North Korean defectors arrive at Incheon International Airport from Japan on Tuesday.
According to the Asahi Shimbun, one of them was quoted by a Japanese government interrogator as saying he used to carry a mobile phone and talked with a relative, who had defected to China, in an area near the North Korea-China border.
The Japanese daily reported that one of the defectors had a regular income but decided to flee for the sake of his children's future, while others recalled listening to South Korean propaganda radio broadcasts beamed at the North at night and hearing about a group of defectors who had drifted to Aomori before they were handed over to South Korea in 2007.

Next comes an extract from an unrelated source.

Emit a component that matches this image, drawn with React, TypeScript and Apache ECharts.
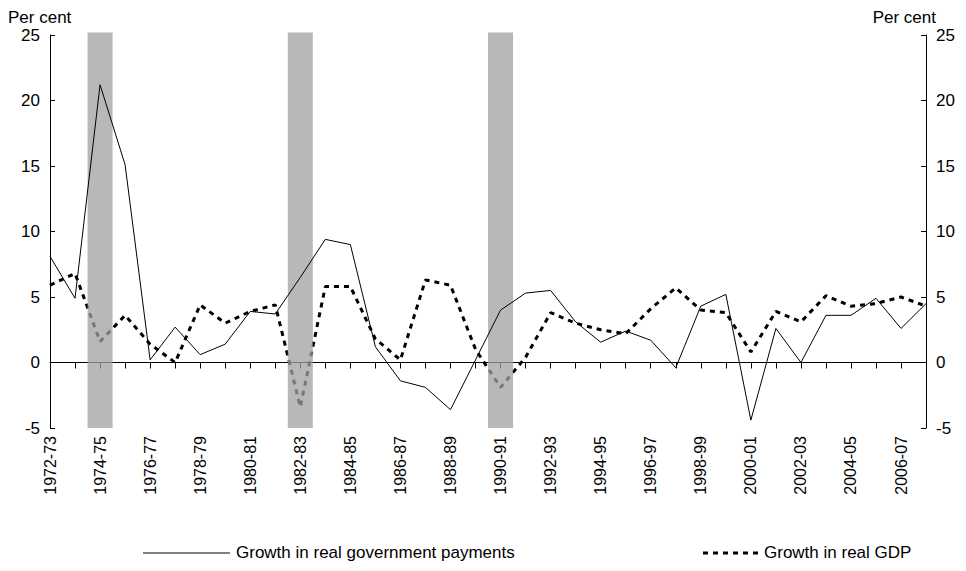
import { useEffect, useRef } from 'react'
import * as echarts from 'echarts'

const years = [
  '1972-73', '1973-74', '1974-75', '1975-76', '1976-77', '1977-78', '1978-79', '1979-80',
  '1980-81', '1981-82', '1982-83', '1983-84', '1984-85', '1985-86', '1986-87', '1987-88',
  '1988-89', '1989-90', '1990-91', '1991-92', '1992-93', '1993-94', '1994-95', '1995-96',
  '1996-97', '1997-98', '1998-99', '1999-00', '2000-01', '2001-02', '2002-03', '2003-04',
  '2004-05', '2005-06', '2006-07', '2007-08',
]
const govPayments = [
  8.1, 4.9, 21.2, 15.1, 0.2, 2.7, 0.6, 1.4, 3.9, 3.7, 6.5, 9.4, 9.0, 1.2, -1.4, -1.9,
  -3.6, 0.2, 4.0, 5.3, 5.5, 3.1, 1.55, 2.4, 1.7, -0.4, 4.3, 5.2, -4.4, 2.6, 0, 3.6,
  3.6, 4.9, 2.6, 4.5,
]
const realGdp = [
  5.9, 6.8, 1.6, 3.6, 1.4, 0, 4.4, 3.0, 3.9, 4.4, -3.4, 5.8, 5.8, 1.8, 0.2, 6.3,
  5.9, 1.0, -1.9, 0.4, 3.8, 3.0, 2.5, 2.2, 4.1, 5.7, 4.0, 3.8, 0.8, 3.9, 3.1, 5.1,
  4.3, 4.5, 5.0, 4.3,
]
const recessions = [2, 10, 18]
const yTicks = { min: -5, max: 25, interval: 5 }

const font = 'Liberation Sans, Arial, sans-serif'

export default function App() {
  const main = useRef(null)
  useEffect(() => {
    const chart = echarts.init(main.current, null, { renderer: 'svg' })
    const yAxisBase = {
      type: 'value',
      ...yTicks,
      splitLine: { show: false },
      axisLine: { show: true, lineStyle: { color: '#000' } },
      axisTick: { show: true, inside: true, length: 5, lineStyle: { color: '#000' } },
      axisLabel: { color: '#000', fontSize: 17, fontFamily: font, margin: 10 },
    }
    chart.setOption({
      animation: false,
      grid: { left: 42, right: 31, top: 27, bottom: 143 },
      xAxis: [
        {
          type: 'category',
          data: years,
          boundaryGap: false,
          position: 'bottom',
          axisLine: { show: false, onZero: false },
          axisTick: { show: false },
          axisLabel: {
            interval: 1,
            rotate: 90,
            color: '#000',
            fontSize: 16,
            fontFamily: font,
            margin: 8,
          },
        },
        {
          type: 'category',
          data: years,
          boundaryGap: false,
          position: 'bottom',
          axisLine: { show: true, onZero: true, lineStyle: { color: '#000' } },
          axisTick: { show: true, interval: 0, length: 6, lineStyle: { color: '#000' } },
          axisLabel: { show: false },
        },
        { type: 'value', min: 0, max: years.length - 1, show: false },
      ],
      yAxis: [
        { ...yAxisBase, position: 'left' },
        { ...yAxisBase, position: 'right' },
      ],
      series: [
        {
          name: 'Growth in real GDP',
          type: 'line',
          data: realGdp,
          symbol: 'none',
          lineStyle: { color: '#000', width: 3, type: [5, 5] },
          z: 1,
        },
        {
          type: 'custom',
          xAxisIndex: 2,
          yAxisIndex: 0,
          data: recessions.map((r) => [r]),
          renderItem: (params: any, api: any) => {
            const x = api.value(0)
            const p1 = api.coord([x - 0.5, 25.2])
            const p2 = api.coord([x + 0.5, -5])
            return {
              type: 'rect',
              shape: { x: p1[0], y: p1[1], width: p2[0] - p1[0], height: p2[1] - p1[1] },
              style: { fill: 'rgba(160,160,160,0.75)' },
            }
          },
          z: 2,
        },
        {
          name: 'Growth in real government payments',
          type: 'line',
          data: govPayments,
          symbol: 'none',
          lineStyle: { color: '#000', width: 1 },
          z: 3,
        },
      ],
      graphic: [
        { type: 'text', left: 0, top: 1, style: { text: 'Per cent', fontSize: 17, fontFamily: font, fill: '#000' } },
        { type: 'text', right: 22, top: 1, style: { text: 'Per cent', fontSize: 17, fontFamily: font, fill: '#000' } },
        { type: 'line', shape: { x1: 135, y1: 545, x2: 222, y2: 545 }, style: { stroke: '#000', lineWidth: 1 } },
        { type: 'text', x: 228, y: 536, style: { text: 'Growth in real government payments', fontSize: 17, fontFamily: font, fill: '#000' } },
        { type: 'line', shape: { x1: 695, y1: 545, x2: 750, y2: 545 }, style: { stroke: '#000', lineWidth: 3, lineDash: [5, 5] } },
        { type: 'text', x: 756, y: 536, style: { text: 'Growth in real GDP', fontSize: 17, fontFamily: font, fill: '#000' } },
      ],
    })
    return () => chart.dispose()
  }, [])
  return <div ref={main} style={{ width: 950, height: 563 }} />
}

On arrival at the airport on Tuesday, the nine were taken to a an interrogation center in Siheung, Gyeonggi Province, where they are being questioned by a team consisting of interrogators from the National Intelligence Service, police, and the military. Questioning to find out their identities, motives and escape routes can take two or three months.
They will then be taken to the government resettlement center Hanawon, where they will spend three months learning to integrate into South Korean society.